His wife name is Jan Smith. His former spouse name is Billie Kay Butler.

“My mother gave me a push. If I hadn’t had her, maybe I wouldn’t have had the push. If I hadn’t gone to the military school, maybe I wouldn’t have decided to get with the program. Maybe I’d be running a bulldozer, rather than going on and doing something more.”

CAREER & AWARDS

In October 1967, Donaldson was hired by ABC News as a Washington correspondent. He covered the two major party political conventions in 1968. He also covered the war in Vietnam in 1971. In 1973-74 he became ABC’s chief Watergate correspondent. He covered the House Judiciary Committee’s impeachment investigation of President Nixon, the trial of the Watergate burglars and the Senate Watergate hearings. In January 1977 he became the network’s White House Correspondent, covering Jimmy carter’s 1976 presidential campaign. He appeared on the television program This Week with David Brinkley as a panelist in 1981. In 1996, after Brinkley’s retirement, with Cokie Roberts he co-anchored This Week program. George Stephanopoulos replaced them both in September 2002. From 1979- August 1989 he anchored the ABC Sunday Evening News.
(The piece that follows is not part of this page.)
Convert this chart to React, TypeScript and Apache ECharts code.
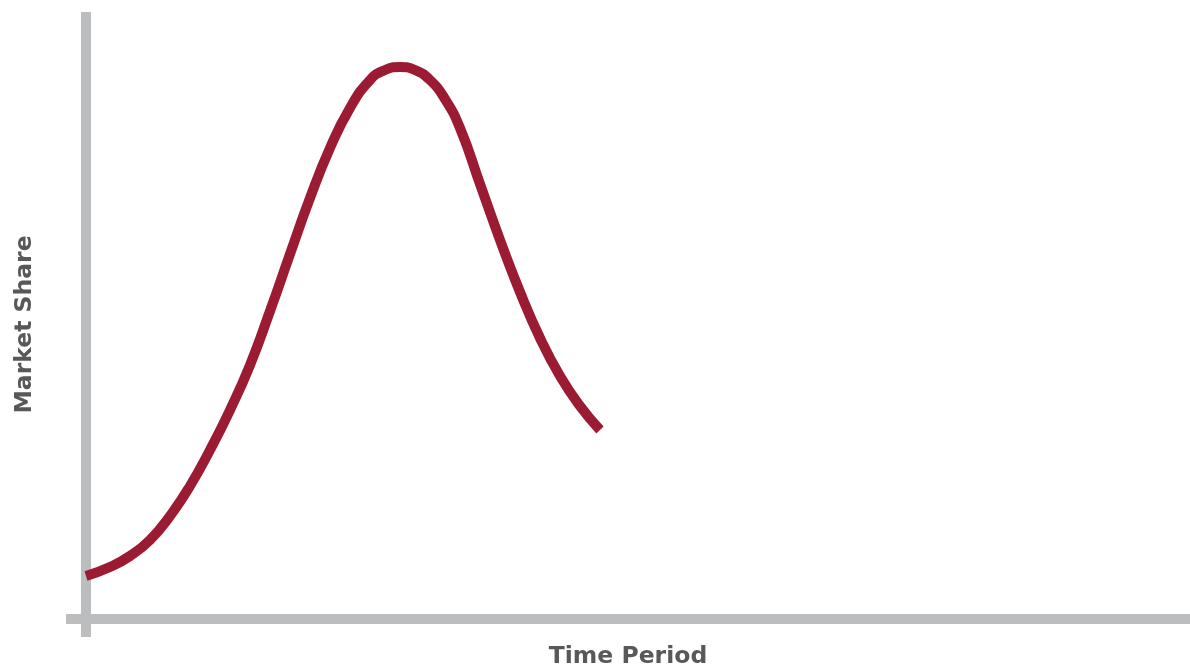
import React, { useEffect, useRef } from "react";
import * as echarts from "echarts";

// Time (arbitrary units) and market share (arbitrary units)
const timeValues = [0, 2.4, 4.4, 6.4, 8.4, 10.4, 12.4, 14.4, 16.4, 18.4, 20.4, 22.4, 24.4, 26.4, 28.4, 29.9, 31.4, 32.9, 34.4, 35.9, 37.4, 39.4, 41.4, 43.4, 45.4, 47.4, 49.4, 51.4];
const shareValues = [7.17, 8.67, 10.5, 13.17, 17.17, 22.17, 28.17, 34.83, 42.33, 51.33, 60.83, 70.17, 78.5, 85.17, 89.83, 91.5, 92.0, 91.5, 89.83, 86.67, 81.83, 72.5, 63.17, 54.5, 46.83, 40.5, 35.5, 31.5];

const xAxisTitle = "Time Period";
const yAxisTitle = "Market Share";

export default function App() {
  const ref = useRef<HTMLDivElement>(null);
  useEffect(() => {
    if (!ref.current) return;
    const chart = echarts.init(ref.current, null, { renderer: "svg" });
    const axisColor = "#bcbdbf";
    const textColor = "#58585a";
    const nameStyle = { fontFamily: "DejaVu Sans", fontWeight: "bold", fontSize: 23.5, lineHeight: 22, color: textColor };
    chart.setOption({
      animation: false,
      grid: { left: 66, right: 0, top: 12, bottom: 31, containLabel: false, outerBoundsMode: "none" },
      xAxis: {
        type: "value",
        min: -2,
        max: 110.4,
        name: xAxisTitle,
        nameLocation: "middle",
        nameGap: 7,
        nameTextStyle: nameStyle,
        axisLine: { show: true, onZero: true, lineStyle: { color: axisColor, width: 10, cap: "butt" } },
        axisTick: { show: false },
        axisLabel: { show: false },
        splitLine: { show: false },
      },
      yAxis: {
        type: "value",
        min: -3,
        max: 101.1667,
        name: yAxisTitle,
        nameLocation: "middle",
        nameRotate: 90,
        nameGap: 32,
        nameTextStyle: nameStyle,
        axisLine: { show: true, onZero: true, lineStyle: { color: axisColor, width: 10, cap: "butt" } },
        axisTick: { show: false },
        axisLabel: { show: false },
        splitLine: { show: false },
      },
      series: [
        {
          type: "line",
          data: timeValues.map((t, i) => [t, shareValues[i]]),
          smooth: 0.5,
          showSymbol: false,
          symbol: "none",
          lineStyle: { color: "#9b1b32", width: 10, cap: "butt" },
          z: 3,
        },
      ],
    });
    return () => chart.dispose();
  }, []);
  return <div ref={ref} style={{ position: "fixed", left: 0, top: 0, width: 1190, height: 668 }} />;
}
From 1989 to 1999, he worked with Diane Sawyer as the co-anchor of the magazine program Primetime Live. While working there he interviewed a Nazi Gestapo officer Erich Priebke who escaped to Argentina after World War II. He interviewed him on a street in Bariloche, Argentina. He also has covered the first Persian Gulf War in 1990-91. He was again assigned as the network’s White House Correspondent in January 1997. He served there until 1999. He also has covered every major political convention to the present. In 1985 he was voted as the Best white House Correspondent by readers of the Washington Journalism Review. By the readers of the same magazine, he was voted as Best television correspondent in 1986, 87, 88, and 89. He also has won Emmy Awards four times, Peabody’s three times. In 1997 he won Edward R. Murrow. He also won the Paul White award in 1998.